As used herein, the term "biopsy" refers to the collection of a soft tissue specimen for purposes of examination, disease identification and diagnosis. Typically, biopsy procedures are performed to obtain specimens of tissue from an internal organ of suspect for detection of disease conditions, such as cancer, and are of particular utility in determining the extent of the spread of the disease prior to the performance of surgery or therapy. Where, for instance, an abnormality is suspected in a deeply located soft tissue organ such as the liver, spleen, pancreas, glands, etc., or where a growth has been located and it is desired to determine the nature and extent of the growth, a biopsy may be performed in order to obtain tissue specimens for laboratory examination. In general, biopsy procedures are preferred over the difficulty and trauma of exploratory surgery.

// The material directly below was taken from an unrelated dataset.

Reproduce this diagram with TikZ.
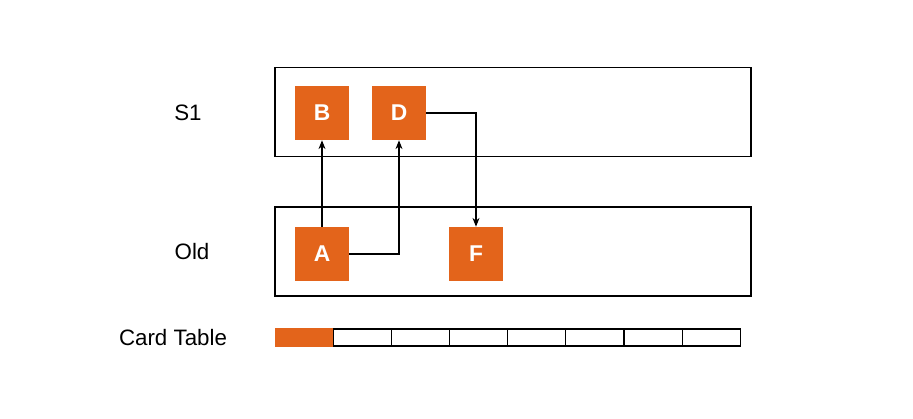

Referring now to FIG. 1A, a two piece biopsy needle 10 is commonly employed for obtaining tissue core specimens and comprises a small diameter, long tubular cannula 12 and a long, thin, sharp-tipped stylet 14 located inside the cannula 12 and movable relative to the cannula. The stylet 14 is provided with a specimen notch 16 on its periphery near a proximal tip of the stylet. The promixal end of the cannula 12 may be sharpened.
The biopsy needle 10 is inserted through a small incision or puncture made in the skin and driven into the body until its sharpened end enters the organ 18 of suspect. During this insertion stage of the procedure, the stylet 14 is positioned within the cannula 12 so that no more than the sharp tip of the stylet 14 is exposed; the specimen notch 16 is covered by the cannula 12.
Referring now to FIG. 1B, once the instrument 10 has been positioned at the site for the biopsy, the stylet 14 is driven into the organ 18 far enough to expose the specimen notch 16 of stylet 14. Soft body tissues of the organ 18 will then prolapse into the specimen notch 16.
Referring now to FIG. 1C, the cannula 12 is then advanced along the stylet 14 in order to cover the specimen notch 16. This forward movement of the cannula 12 cuts out a specimen 20 of the prolapsed tissue, which specimen 20 becomes retained in the specimen notch 16 of the stylet 14. With the cannula 12 still concealing the specimen 20 in the specimen notch 16, the biopsy needle assembly 10 may then be withdrawn carefully from the target site. Thereafter, the cannula 12 is once again retracted in order to expose the specimen notch 16 of the stylet 14, creating access to the tissue specimen 20 contained therein.
In all biopsies, it is desirable to perform the cutting procedure quickly in order to prevent the prolapsed tissue in the specimen notch 16 from being displaced outwardly during advance of the cannula 12 along the stylet 14. Slow movement by the cannula 12 might result in an insufficient specimen 20 being obtained. Numerous prior art devices have been developed in order to automate the sequential advance of the stylet 14 and the cannula 12. In order the achieve the requisite precise and coordinated mechanical motions, the prior art devices utilize relatively complex mechanical systems requiring a large number of parts and complex assemblies. Because of this, such prior art devices tend to be relatively expensive, cumbersome and unreliable. There is therefore a need in the prior art for a biopsy needle device which incorporates a simplified design requiring fewer parts and therefore less complicated, more compact assembly. The present invention is directed toward meeting those needs.